The foundation was named in honour of Marie and George’s son, Tristan. 
Tristan was a former University of NSW law student and a young lawyer who took his own life in 2004 after suffering from clinical depression.
Marie and the foundation have been at the forefront of trying to find out why such a high percentage of lawyers suffer from depression as compared to other professions and she is a worthy winner of the LitSupport Advocate Award at this year's Lawyers Weekly Australian Law Awards, proudly sponsored by List A Barristers.
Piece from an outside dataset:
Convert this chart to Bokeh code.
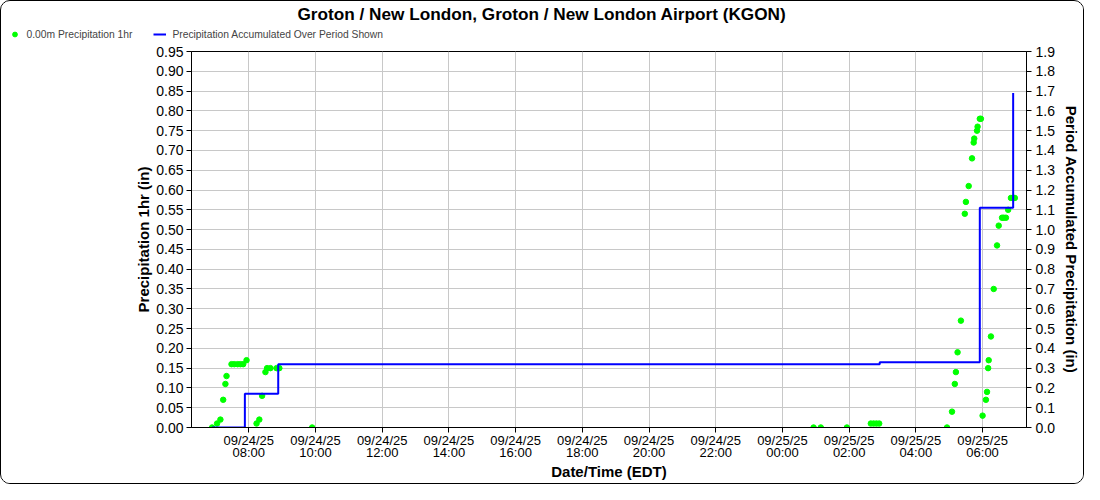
import pandas as pd
import numpy as np
from bokeh.plotting import figure
from bokeh.layouts import column
from bokeh.models import (Range1d, LinearAxis, FixedTicker, DatetimeTickFormatter,
                          PrintfTickFormatter, Legend, LegendItem, ColumnDataSource)
from bokeh.embed import file_html
from bokeh.resources import INLINE

# ---------------- data ----------------
precip_times = [
    "2025-09-24 06:54", "2025-09-24 07:03", "2025-09-24 07:09", "2025-09-24 07:14",
    "2025-09-24 07:18", "2025-09-24 07:20", "2025-09-24 07:29", "2025-09-24 07:34",
    "2025-09-24 07:40", "2025-09-24 07:45", "2025-09-24 07:50", "2025-09-24 07:56",
    "2025-09-24 08:14", "2025-09-24 08:19", "2025-09-24 08:24", "2025-09-24 08:30",
    "2025-09-24 08:33", "2025-09-24 08:39", "2025-09-24 08:50", "2025-09-24 08:55",
    "2025-09-24 09:54",
    "2025-09-25 00:56", "2025-09-25 01:09", "2025-09-25 01:56",
    "2025-09-25 02:39", "2025-09-25 02:44", "2025-09-25 02:49", "2025-09-25 02:54",
    "2025-09-25 04:56", "2025-09-25 05:05", "2025-09-25 05:10", "2025-09-25 05:12",
    "2025-09-25 05:15", "2025-09-25 05:21", "2025-09-25 05:28", "2025-09-25 05:30",
    "2025-09-25 05:35", "2025-09-25 05:41", "2025-09-25 05:44", "2025-09-25 05:45",
    "2025-09-25 05:50", "2025-09-25 05:51", "2025-09-25 05:55", "2025-09-25 05:57",
    "2025-09-25 06:00", "2025-09-25 06:06", "2025-09-25 06:08", "2025-09-25 06:10",
    "2025-09-25 06:11", "2025-09-25 06:15", "2025-09-25 06:20", "2025-09-25 06:26",
    "2025-09-25 06:29", "2025-09-25 06:35", "2025-09-25 06:38", "2025-09-25 06:42",
    "2025-09-25 06:46", "2025-09-25 06:51", "2025-09-25 06:55", "2025-09-25 06:58",
]
precip_1hr = [
    0.00, 0.01, 0.02, 0.07,
    0.11, 0.13, 0.16, 0.16,
    0.16, 0.16, 0.16, 0.17,
    0.01, 0.02, 0.08, 0.14,
    0.15, 0.15, 0.15, 0.15,
    0.00,
    0.00, 0.00, 0.00,
    0.01, 0.01, 0.01, 0.01,
    0.00, 0.04, 0.11, 0.14,
    0.19, 0.27, 0.54, 0.57,
    0.61, 0.68, 0.72, 0.73,
    0.75, 0.76, 0.78, 0.78,
    0.03, 0.07, 0.09, 0.15,
    0.17, 0.23, 0.35, 0.46,
    0.51, 0.53, 0.53, 0.53,
    0.55, 0.58, 0.58, 0.58,
]
accum_times = ["2025-09-24 06:54", "2025-09-24 07:53", "2025-09-24 08:53",
               "2025-09-25 02:55", "2025-09-25 05:55", "2025-09-25 06:55"]
accum_values = [0.00, 0.17, 0.32, 0.33, 1.11, 1.69]

x_start, x_end = "2025-09-24 06:17", "2025-09-25 07:19"
x_tick_times = pd.date_range("2025-09-24 08:00", "2025-09-25 06:00", freq="2h")
left_ticks = [round(v, 2) for v in np.arange(0, 0.951, 0.05)]
right_ticks = [round(v, 1) for v in np.arange(0, 1.901, 0.1)]

title_text = "Groton / New London, Groton / New London Airport (KGON)"
legend_precip = "0.00m Precipitation 1hr"
legend_accum = "Precipitation Accumulated Over Period Shown"
FONT = "Liberation Sans"
GREEN, BLUE = "#00ff00", "#0000ff"

src_p = ColumnDataSource(dict(t=pd.to_datetime(precip_times), v=precip_1hr))
src_a = ColumnDataSource(dict(t=pd.to_datetime(accum_times), v=accum_values))

W = 1082  # inner width (1px rounded border around the whole chart)

# ---------------- header figure: title + legend ----------------
top = figure(width=W, height=41, output_backend="svg", toolbar_location=None,
             x_range=Range1d(0, 1), y_range=Range1d(0, 1),
             x_axis_location=None, y_axis_location=None,
             min_border_left=0, min_border_right=0, min_border_top=0, min_border_bottom=0)
top.grid.visible = False
top.outline_line_color = None
top.background_fill_color = "white"
top.border_fill_color = "white"
top.title.text = title_text
top.title.text_font = FONT
top.title.text_font_size = "17.2px"
top.title.text_font_style = "bold"
top.title.text_color = "black"
top.title.align = "left"
top.title.offset = 296
top.title.standoff = 0

# the same series, drawn in the header only to key the legend (out of its view)
key_pts = top.scatter("t", "v", source=src_p, fill_color=GREEN, line_color=GREEN)
key_acc = top.step("t", "v", source=src_a, mode="after", line_color=BLUE, line_width=2)
legend = Legend(items=[LegendItem(label=legend_precip, renderers=[key_pts]),
                       LegendItem(label=legend_accum, renderers=[key_acc])],
                orientation="horizontal", location=(6.5, 2),
                label_text_font=FONT, label_text_font_size="10.3px",
                glyph_width=13, glyph_height=12, label_height=12,
                label_standoff=6, spacing=21, padding=0, margin=0,
                border_line_color=None, background_fill_alpha=0)
top.add_layout(legend, "center")

# ---------------- main chart ----------------
p = figure(width=W, height=441, output_backend="svg", toolbar_location=None,
           x_axis_type="datetime",
           x_range=Range1d(pd.Timestamp(x_start), pd.Timestamp(x_end)),
           y_range=Range1d(0, 0.95),
           min_border_left=190, min_border_right=57,
           min_border_top=9, min_border_bottom=53)
p.extra_y_ranges = {"acc": Range1d(0, 1.9)}
p.background_fill_color = "white"
p.border_fill_color = "white"
p.outline_line_color = "black"
p.outline_line_width = 1

r_pts = p.scatter("t", "v", source=src_p, size=5.5, fill_color=GREEN, line_color=GREEN)
r_acc = p.step("t", "v", source=src_a, mode="after", line_color=BLUE,
               line_width=2, y_range_name="acc")

xax = p.xaxis[0]
xax.ticker = FixedTicker(ticks=[t.timestamp() * 1000 for t in x_tick_times])
fmt = "%m/%d/%y\n%H:%M"
xax.formatter = DatetimeTickFormatter(microseconds=fmt, milliseconds=fmt, seconds=fmt,
                                      minsec=fmt, minutes=fmt, hourmin=fmt, hours=fmt,
                                      days=fmt, months=fmt, years=fmt)
xax.axis_label = "Date/Time (EDT)"

yax = p.yaxis[0]
yax.ticker = FixedTicker(ticks=left_ticks)
yax.formatter = PrintfTickFormatter(format="%.2f")
yax.axis_label = "Precipitation 1hr (in)"

rax = LinearAxis(y_range_name="acc", ticker=FixedTicker(ticks=right_ticks),
                 formatter=PrintfTickFormatter(format="%.1f"),
                 axis_label="Period Accumulated Precipitation (in)")
p.add_layout(rax, "right")

for ax, size in [(xax, "13px"), (yax, "14px"), (rax, "14px")]:
    ax.axis_line_color = "black"
    ax.major_tick_line_color = "black"
    ax.minor_tick_line_color = None
    ax.major_tick_in = 0
    ax.major_tick_out = 5
    ax.major_label_standoff = 3
    ax.major_label_text_font = FONT
    ax.major_label_text_font_size = size
    ax.major_label_text_color = "black"
    ax.axis_label_text_font = FONT
    ax.axis_label_text_font_size = "15px"
    ax.axis_label_text_font_style = "bold"
    ax.axis_label_text_color = "black"
    ax.axis_label_standoff = 5
yax.axis_label_standoff = 1
rax.major_label_standoff = 4
xax.major_label_standoff = 0
xax.major_label_text_line_height = 0.85
xax.axis_label_standoff = 0

p.xgrid.grid_line_color = "#c8c8c8"
p.ygrid.grid_line_color = "#c8c8c8"

# let the header keep its own full-width frame
for fig in (top, p):
    if hasattr(fig, "frame_align"):
        fig.frame_align = False

layout = column(top, p, spacing=0)
layout.styles = {"border": "1px solid #000", "border-radius": "10px",
                 "overflow": "hidden", "background-color": "white"}
open("out.html", "w").write(file_html(layout, INLINE))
In her speech, Marie said that when she began the journey with TJMF six years ago she was told that depression and mental illness did not exist within the legal profession and that universities didn’t have time to be concerned with the mental health of their students.
The foundation then commissioned a research project with Professor Ian Hickie and the Brain and Mind Institute at the University of Sydney in 2007.
Almost 2500 lawyers and law students were surveyed and the tabling of the final report in September 2008 showed that more than 25 per cent of barristers, one third of lawyers and almost half of all law students have a high or very high risk of getting a diagnosable mental illness.
“Unfortunately the sentiment that ‘if the kitchen is too hot you need to get out’ is still alive and well in the profession and lawyers feel they need to go it alone," said Jepson at the awards.
This research has been the guiding light for law firms and bodies seeking to address this issue, and the expertise of Marie and the foundation has been called upon on numerous occasions by a range of law firms. 
In the last 12 months, Marie and the other directors of the foundation have given many presentations on mental illness in the legal profession and the need for preventative action.
Henry Davis York, the Australian National University, the National Managing Partners Conference and the Northern Territory and Western Australian law societies have all benefitted from the foundation’s expertise.
“She inspired me (when I was managing partner at Freehills), and I know many others, to think deeply about the causes of this awful problem, to encourage those of us involved in management to talk about it, and to seek out ways to make it a topic which is no longer marred by a stigma, but which is something seen out in the open, that can be dealt with, with support and an appropriate culture,” said Peter Butler, a partner at Freehills and a director at the foundation. 
Marie has been a true champion and voice for all members of the legal profession and is a fitting winner of the inaugural advocate award.
LitSupport’s managing director Brad Gabriel (pictured right) presented the Advocate Award to Marie Jepson.